Jason Sudeikis and Ed Harris develop a bittersweet portrait of an estranged father and son in Mark Raso’s “Kodachrome,” which hits Netflix on Friday after bowing at last year’s Toronto International Film Festival.
Sudeikis’ trademark deadpan and salty dog Harris make for plenty of laughs in the dramedy, but some sneaky last minute redemption in Johathan Tropper’s script elevates this kind of standard festival fare.
At TIFF last September, TheWrap spotted more than few men choking back tears and sniffling into their blazers.
Sudeikis plays Matt, a stagnant indie music executive who has just lost another edgy rock client.
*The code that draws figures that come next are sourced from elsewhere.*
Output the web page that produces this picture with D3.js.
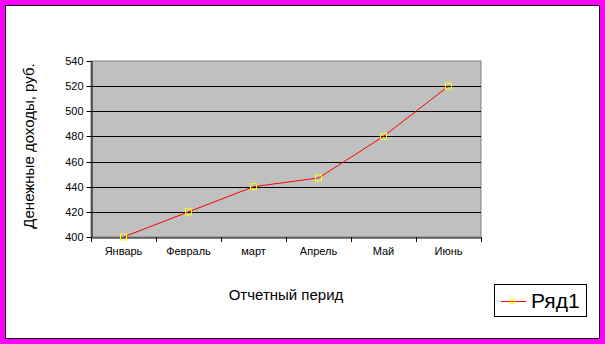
<!DOCTYPE html>
<html><head><meta charset="utf-8">
<script src="https://cdn.jsdelivr.net/npm/d3@7"></script>
<style>html,body{margin:0;padding:0;background:#fff;}svg{display:block;}</style>
</head><body>
<script>
const categories = ["Январь","Февраль","март","Апрель","Май","Июнь"];
const values = [400, 420, 440, 447, 480, 520];
const yTicks = [400, 420, 440, 460, 480, 500, 520, 540];
const seriesName = "Ряд1";
const yTitle = "Денежные доходы, руб.";
const xTitle = "Отчетный перид";

const W = 605, H = 344;
const svg = d3.select("body").append("svg").attr("width", W).attr("height", H);
svg.append("rect").attr("x",0).attr("y",0).attr("width",W).attr("height",H).attr("fill","#ff00ff");
svg.append("rect").attr("x",5.5).attr("y",5.5).attr("width",W-11).attr("height",H-11)
  .attr("fill","#fff").attr("stroke","#000").attr("stroke-width",1);

const L = 91, R = 481, T = 61, B = 237;
const x = d3.scaleBand().domain(categories).range([L, R]);
const y = d3.scaleLinear().domain([400, 540]).range([B, T]);

svg.append("rect").attr("x",L).attr("y",T).attr("width",R-L).attr("height",B-T)
  .attr("fill","#c0c0c0").attr("stroke","#808080");

svg.append("g").selectAll("line").data(yTicks.slice(1,-1)).join("line")
  .attr("x1",L).attr("x2",R).attr("y1",d=>Math.round(y(d))+0.5).attr("y2",d=>Math.round(y(d))+0.5)
  .attr("stroke","#000");

const yAxis = svg.append("g").attr("transform",`translate(${L+0.5},0)`)
  .call(d3.axisLeft(y).tickValues(yTicks).tickSize(5).tickPadding(3).tickSizeOuter(0));
yAxis.select(".domain").attr("stroke","#000");
yAxis.selectAll("text").attr("font-family","Arial, 'Liberation Sans', sans-serif").attr("font-size",11).attr("fill","#000");
yAxis.selectAll(".tick line").each(function(d){ d3.select(this.parentNode).attr("transform",`translate(0,${Math.round(y(d))+0.5})`); });

const xAxis = svg.append("g").attr("transform",`translate(0,${B+0.5})`)
  .call(d3.axisBottom(x).tickSize(0).tickPadding(10));
xAxis.select(".domain").attr("stroke","#000");
xAxis.selectAll("text").attr("font-family","Arial, 'Liberation Sans', sans-serif").attr("font-size",11).attr("fill","#000");
const bounds = categories.map(c=>x(c)).concat([x(categories[categories.length-1])+x.bandwidth()]);
svg.append("g").selectAll("line").data(bounds).join("line")
  .attr("x1",d=>Math.round(d)+0.5).attr("x2",d=>Math.round(d)+0.5).attr("y1",B).attr("y2",B+5)
  .attr("stroke","#000");

const cx = d => x(d) + x.bandwidth()/2;
const line = d3.line().x((d,i)=>cx(categories[i])).y(d=>y(d));
svg.append("path").datum(values).attr("d",line).attr("fill","none").attr("stroke","#ff0000").attr("stroke-width",1);
svg.append("g").selectAll("rect").data(values).join("rect")
  .attr("x",(d,i)=>cx(categories[i])-3).attr("y",d=>y(d)-3).attr("width",6).attr("height",6)
  .attr("fill","none").attr("stroke","#ffff00").attr("stroke-width",1);

svg.append("text").attr("transform",`translate(34,146) rotate(-90)`).attr("text-anchor","middle")
  .attr("font-family","Arial, 'Liberation Sans', sans-serif").attr("font-size",15).text(yTitle);
svg.append("text").attr("x",(L+R)/2).attr("y",300).attr("text-anchor","middle")
  .attr("font-family","Arial, 'Liberation Sans', sans-serif").attr("font-size",15).text(xTitle);

const lg = svg.append("g");
lg.append("rect").attr("x",494.5).attr("y",284.5).attr("width",92).attr("height",32).attr("fill","#fff").attr("stroke","#000");
lg.append("line").attr("x1",501).attr("x2",526).attr("y1",301.5).attr("y2",301.5).attr("stroke","#ff0000");
lg.append("rect").attr("x",510.5).attr("y",299.5).attr("width",4).attr("height",4).attr("fill","none").attr("stroke","#ffff00");
lg.append("text").attr("x",531).attr("y",308).attr("font-family","Arial, 'Liberation Sans', sans-serif")
  .attr("font-size",21).text(seriesName);
</script>
</body></html>
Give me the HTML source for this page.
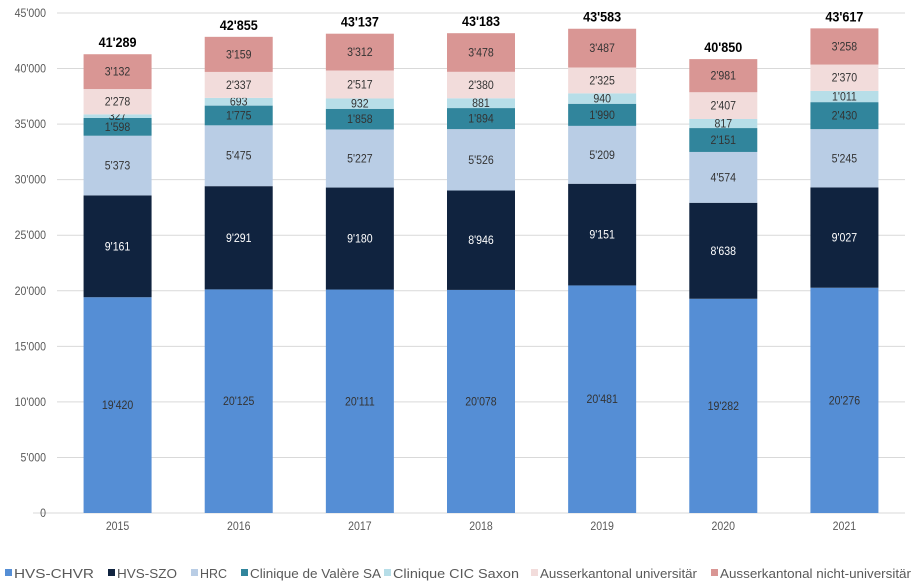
<!DOCTYPE html>
<html><head><meta charset="utf-8"><style>
body{margin:0;background:#fff}
svg{font-family:"Liberation Sans",sans-serif;display:block}
</style></head><body>
<svg id="c" width="916" height="585"></svg>
<script>
const categories=["2015","2016","2017","2018","2019","2020","2021"];
const seriesNames=["HVS-CHVR","HVS-SZO","HRC","Clinique de Valère SA","Clinique CIC Saxon","Ausserkantonal universitär","Ausserkantonal nicht-universitär"];
const chvr=[19420,20125,20111,20078,20481,19282,20276];
const szo=[9161,9291,9180,8946,9151,8638,9027];
const hrc=[5373,5475,5227,5526,5209,4574,5245];
const valere=[1598,1775,1858,1894,1990,2151,2430];
const saxon=[327,693,932,881,940,817,1011];
const univ=[2278,2337,2517,2380,2325,2407,2370];
const nonUniv=[3132,3159,3312,3478,3487,2981,3258];
const yTicks=[0,5000,10000,15000,20000,25000,30000,35000,40000,45000];
const series=[chvr,szo,hrc,valere,saxon,univ,nonUniv];
const colors=["#558ed5","#10233f","#b9cde5","#31859c","#b7dee8","#f2dcdb","#d99694"];
const textCol=["#333","#fff","#333","#333","#333","#333","#333"];
const NS="http://www.w3.org/2000/svg";
const svg=document.getElementById('c');
const x0=57,x1=905,y0=513,y1=13,yMax=45000;
const y=v=>y0-(v/yMax)*(y0-y1);
const band=(x1-x0)/categories.length;
const xc=i=>x0+band*(i+0.5);
const bw=68;
const fmt=v=>String(v).replace(/\B(?=(\d{3})+(?!\d))/g,"'");
function mk(t,a,txt){const e=document.createElementNS(NS,t);for(const k in a)e.setAttribute(k,a[k]);if(txt!=null)e.textContent=txt;svg.appendChild(e);return e;}
yTicks.forEach(t=>{
  const g=mk('line',{x1:t===0?33:x0,x2:x1,y1:y(t),y2:y(t),stroke:'#d9d9d9','stroke-width':1});
  
  
  const l=mk('text',{x:46,y:y(t)+4,'text-anchor':'end','font-size':12,fill:'#595959',transform:`translate(46,0) scale(0.88,1) translate(-46,0)`},fmt(t));
  
  
});
categories.forEach((c,i)=>{
  let acc=0;
  series.forEach((s,k)=>{
    const v=s[i];
    const r=mk('rect',{x:xc(i)-bw/2,y:y(acc+v),width:bw,height:y(acc)-y(acc+v),fill:colors[k]});
    
    
    const t=mk('text',{x:xc(i),y:(y(acc)+y(acc+v))/2+4,'text-anchor':'middle','font-size':12,fill:textCol[k],transform:`translate(${xc(i)},0) scale(0.88,1) translate(${-xc(i)},0)`},fmt(v));
    
    
    acc+=v;
  });
  const tot=mk('text',{x:xc(i),y:y(acc)-7,'text-anchor':'middle','font-size':14,'font-weight':'bold',fill:'#000',transform:`translate(${xc(i)},0) scale(0.9,1) translate(${-xc(i)},0)`},fmt(acc));
  
  
  const xl=mk('text',{x:xc(i),y:530,'text-anchor':'middle','font-size':12,fill:'#595959',transform:`translate(${xc(i)},0) scale(0.88,1) translate(${-xc(i)},0)`},c);
  
  
});
// legend
const legX=[5,108,191,241,384,531,711];
const legW=[80,60,27,131,126,157,191];
seriesNames.forEach((n,k)=>{
  const r=mk('rect',{x:legX[k],y:569,width:7,height:7,fill:colors[k]});
  
  
  const t=mk('text',{x:legX[k]+9,y:578,'font-size':13,fill:'#595959',textLength:legW[k],lengthAdjust:'spacingAndGlyphs'},n);
  
  
});
</script>
</body></html>
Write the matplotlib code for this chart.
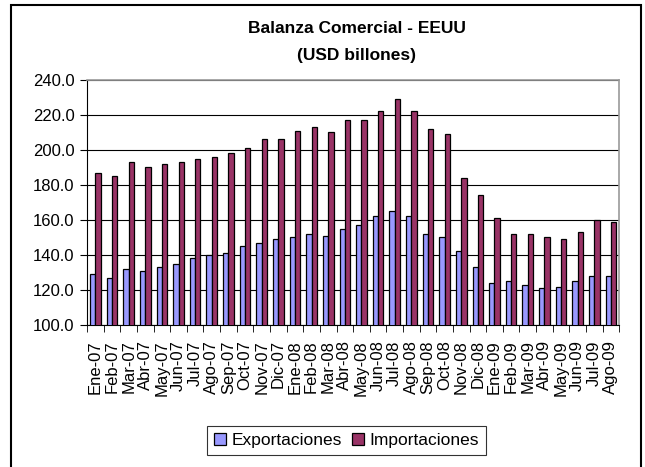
import numpy as np
import matplotlib.pyplot as plt
from matplotlib.patches import Rectangle

plt.rcParams['font.family'] = ['Liberation Sans', 'DejaVu Sans']

# datos (USD billones)
meses = ['Ene-07', 'Feb-07', 'Mar-07', 'Abr-07', 'May-07', 'Jun-07', 'Jul-07', 'Ago-07',
         'Sep-07', 'Oct-07', 'Nov-07', 'Dic-07', 'Ene-08', 'Feb-08', 'Mar-08', 'Abr-08',
         'May-08', 'Jun-08', 'Jul-08', 'Ago-08', 'Sep-08', 'Oct-08', 'Nov-08', 'Dic-08',
         'Ene-09', 'Feb-09', 'Mar-09', 'Abr-09', 'May-09', 'Jun-09', 'Jul-09', 'Ago-09']
exportaciones = [129, 127, 132, 131, 133, 135, 138, 140, 141, 145, 147, 149, 150, 152, 151, 155,
                 157, 162, 165, 162, 152, 150, 142, 133, 124, 125, 123, 121, 122, 125, 128, 128]
importaciones = [187, 185, 193, 190, 192, 193, 195, 196, 198, 201, 206, 206, 211, 213, 210, 217,
                 217, 222, 229, 222, 212, 209, 184, 174, 161, 152, 152, 150, 149, 153, 160, 159]

x = np.arange(len(meses))
w = 0.32

fig = plt.figure(figsize=(6.45, 4.67), dpi=100)
ax = fig.add_axes([0.135, 0.304, 0.825, 0.525])

ax.bar(x - w / 2, exportaciones, w, color='#9999FF', edgecolor='black', linewidth=0.9,
       label='Exportaciones', zorder=3)
ax.bar(x + w / 2, importaciones, w, color='#993366', edgecolor='black', linewidth=0.9,
       label='Importaciones', zorder=3)

ax.set_ylim(100, 240)
ax.set_yticks(np.arange(100, 241, 20))
ax.set_yticklabels(['%.1f' % v for v in np.arange(100, 241, 20)], fontsize=12)
ax.set_xlim(-0.5, len(meses) - 0.5)
ax.set_xticks(x)
ax.set_xticklabels(meses, rotation=90, fontsize=12)
ax.set_xticks(np.arange(-0.5, len(meses), 1), minor=True)
ax.tick_params(axis='x', which='major', length=0, pad=11)
ax.tick_params(axis='x', which='minor', length=5, direction='out')
ax.tick_params(axis='y', length=5, direction='out', pad=4)
ax.grid(axis='y', color='black', linewidth=0.8, zorder=0)

for s in ['top', 'right']:
    ax.spines[s].set_color('#999999')
    ax.spines[s].set_linewidth(1.2)
ax.spines['left'].set_color('black')
ax.spines['bottom'].set_color('black')

fig.text(0.553, 0.940, 'Balanza Comercial - EEUU', ha='center', va='center',
         fontsize=12.5, fontweight='bold')
fig.text(0.553, 0.882, '(USD billones)', ha='center', va='center',
         fontsize=12.5, fontweight='bold')

leg = fig.legend(loc='center', bbox_to_anchor=(0.537, 0.056), ncol=2, fontsize=12.5,
                 frameon=True, fancybox=False, edgecolor='black', handlelength=0.7,
                 handleheight=0.7, handletextpad=0.3, columnspacing=0.6, borderpad=0.4)
leg.get_frame().set_linewidth(0.8)

# marco exterior
fig.patches.append(Rectangle((0.017, -0.01), 0.977, 0.999, transform=fig.transFigure,
                             fill=False, edgecolor='black', linewidth=1.5))

fig.savefig('out.png', dpi=100)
Matt believes in the artist as a visionary, to quote Sudeikis’ character directly, in a music landscape filled with EDM and the white noise of social media.
It’s a belief system that fails him, and just as he learns of his imminent firing a nurse (Elizabeth Olsen) to his sick father turns up on his doorstep.
Harris plays a famous photographer with a terminal disease, and has requested his son pilot a road trip to Kansas, where he might develop decades-old photos at the last storefront in America to process Kodachrome film. Matt agrees, because Dad’s connections might help him save his career, but the acid flies the moment the men are reunited and pumps consistently throughout the trip.
“What have you done with your life?” father asks son after barely more than a handshake. Son gleefully responds that the only people left in dad’s life are employees, and soon enough he’ll deservedly die alone.
Olsen becomes inevitable romantic fodder for Sudeikis, though she has an interesting (if not under-explored) backstory as a self-saboteur divorcee. This is the Sudeikis-Harris show, and it really works.
When the foul-mouthed photographer succumbs to his illness, he mourns the loss of all the love he had for his once-infant son. Feeding Matt from a bottle in the middle of the night was the happiest he had ever been, he says, as he wonders aloud what broke inside of him and led him from that place. Cue waterworks.
It should be said that the film does not fetishize the dusty tech of years past, as the premise might suggest. There are plenty of relics like cassette tapes, beat-up Cabirolets, record players and of course Kodak cameras amnd film. None of the equipment is played up for cheap nostalgia.
If anything, that works in movie’s favor. There’s a moment when Sudeikis has to load a camera, and he recites a poem his dad taught him as a child to make sure the film catches and locks into place. It’s almost as tear-jerky as the hospital bed confessions.